IIP is constructed by assigning different weights to different items, and then aggregating them up to form the index. Together all items have a weight of 1,000. At a broad level, production data comes in three categories: Mining (weight: 142), Manufacturing (755) and Electricity (103).

Mining and Electricity have no sub-categories revealed.

Manufacturing comes with 21 sub categories, like “Food Products”, “Chemicals” and so on (given a “two digit code”. Each of these is further subdivided into four digit code items, like Fruit Pulp is part of a Food Products.

We only get data at the sub-category level, not the actual item. Certain items are revealed in the press release if they are outliers, that’s all.
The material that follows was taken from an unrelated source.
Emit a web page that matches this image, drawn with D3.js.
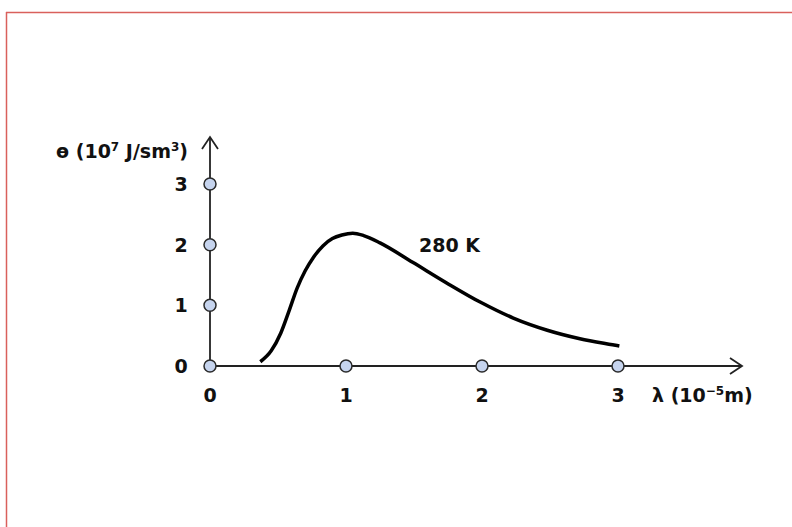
<!DOCTYPE html>
<html>
<head>
<meta charset="utf-8">
<script src="https://cdn.jsdelivr.net/npm/d3@7/dist/d3.min.js"></script>
<style>
  html, body { margin: 0; padding: 0; background: #fff; }
  svg { display: block; }
  text { font-family: "DejaVu Sans", sans-serif; font-weight: 700; fill: #111; }
</style>
</head>
<body>
<svg id="chart" width="792" height="527"></svg>
<script>
// Tick values on both axes
const xTicks = [0, 1, 2, 3];
const yTicks = [0, 1, 2, 3];

// Energy density curve for a black body at 280 K (λ in 10^-5 m, e in 10^7 J/sm³)
const lambda = [0.37, 0.45, 0.52, 0.58, 0.64, 0.70, 0.76, 0.83, 0.90, 0.97, 1.05, 1.13, 1.25, 1.49, 1.74, 1.99, 2.23, 2.48, 2.72, 2.96, 3.01];
const energy = [0.07, 0.25, 0.54, 0.90, 1.28, 1.57, 1.79, 1.98, 2.10, 2.16, 2.19, 2.15, 2.03, 1.71, 1.37, 1.05, 0.79, 0.59, 0.45, 0.35, 0.33];
const curveLabel = "280 K";

const svg = d3.select("#chart");

// Frame lines (top and left edges)
svg.append("line").attr("x1", 6).attr("y1", 12.5).attr("x2", 792).attr("y2", 12.5)
  .attr("stroke", "#d9605c").attr("stroke-width", 1.5);
svg.append("line").attr("x1", 6.5).attr("y1", 12).attr("x2", 6.5).attr("y2", 527)
  .attr("stroke", "#d9605c").attr("stroke-width", 1.5);

const x = d3.scaleLinear().domain([0, 3]).range([210, 618]);
const y = d3.scaleLinear().domain([0, 3]).range([366, 184]);

const axisColor = "#222";

// Axes with arrow heads
const xEnd = 742, yTop = 137;
svg.append("line").attr("x1", x(0)).attr("y1", y(0)).attr("x2", xEnd).attr("y2", y(0))
  .attr("stroke", axisColor).attr("stroke-width", 1.8);
svg.append("path").attr("d", `M${xEnd - 12},${y(0) - 8} L${xEnd},${y(0)} L${xEnd - 12},${y(0) + 8}`)
  .attr("fill", "none").attr("stroke", axisColor).attr("stroke-width", 1.8);
svg.append("line").attr("x1", x(0)).attr("y1", y(0)).attr("x2", x(0)).attr("y2", yTop)
  .attr("stroke", axisColor).attr("stroke-width", 1.8);
svg.append("path").attr("d", `M${x(0) - 8},${yTop + 12} L${x(0)},${yTop} L${x(0) + 8},${yTop + 12}`)
  .attr("fill", "none").attr("stroke", axisColor).attr("stroke-width", 1.8);

// Curve
const line = d3.line().x((d, i) => x(lambda[i])).y((d, i) => y(energy[i])).curve(d3.curveMonotoneX);
svg.append("path").datum(energy).attr("d", line)
  .attr("fill", "none").attr("stroke", "#000").attr("stroke-width", 3.5)
  .attr("stroke-linecap", "butt");

// Tick markers
const markerStyle = sel => sel.attr("r", 6).attr("fill", "#c6d4ee")
  .attr("stroke", "#2a2a2a").attr("stroke-width", 1.5);
svg.selectAll("circle.xt").data(xTicks).join("circle").attr("class", "xt")
  .attr("cx", d => x(d)).attr("cy", y(0)).call(markerStyle);
svg.selectAll("circle.yt").data(yTicks.filter(d => d > 0)).join("circle").attr("class", "yt")
  .attr("cx", x(0)).attr("cy", d => y(d)).call(markerStyle);

// Tick labels
svg.selectAll("text.xl").data(xTicks).join("text").attr("class", "xl")
  .attr("x", d => x(d)).attr("y", 402).attr("text-anchor", "middle")
  .attr("font-size", 19).text(d => d);
svg.selectAll("text.yl").data(yTicks).join("text").attr("class", "yl")
  .attr("x", 181).attr("y", d => y(d) + 7).attr("text-anchor", "middle")
  .attr("font-size", 19).text(d => d);

// Axis titles
const yt = svg.append("text").attr("x", 188).attr("y", 158).attr("text-anchor", "end").attr("font-size", 19);
yt.append("tspan").text("ɵ (10");
yt.append("tspan").attr("dy", -7).attr("font-size", 12).text("7");
yt.append("tspan").attr("dy", 7).text(" J/sm");
yt.append("tspan").attr("dy", -7).attr("font-size", 12).text("3");
yt.append("tspan").attr("dy", 7).text(")");

const xt = svg.append("text").attr("x", 652).attr("y", 402).attr("font-size", 19);
xt.append("tspan").text("λ (10");
xt.append("tspan").attr("dy", -7).attr("font-size", 12).text("−5");
xt.append("tspan").attr("dy", 7).text("m)");

// Curve label
svg.append("text").attr("x", 419).attr("y", 252).attr("font-size", 19).text(curveLabel);
</script>
</body>
</html>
It is true that Rubber Insulated Cable went up 336%. But that impact on the IIP, because of the small weight of the item (only 1.2276 out of 1,000), is a much smaller number of 0.41%.

IIP Increase by items

IIP, July 2013 (Index was +2.63%)

The larger impact was in the bigger weighted items of Apparels and Garments, which increased IIP by +0.81% and +0.47%.

This could be because of a big revival in garment exports after the slide in the rupee. If so, I would expect August IIP to be just as robust.

The impact of rubber insulated cable cannot be undermined (0.41% is still 1/6th of the entire IIP increase!). In fact it’s parent category, Electrical Machinery, was up 83.65% and provided for 1.66% of the total increase in IIP (which was up +2.63%). So yes, we’ve seen a surge in things Electrical.

Impact: If Apparel/Garment production is up, it could mean a pretty huge increase in revenue for garment exporters. If electrical machinery is up a lot, that might point to a revival in electrical equipment or power. This should start getting visible in revenues, when they are revealed in October.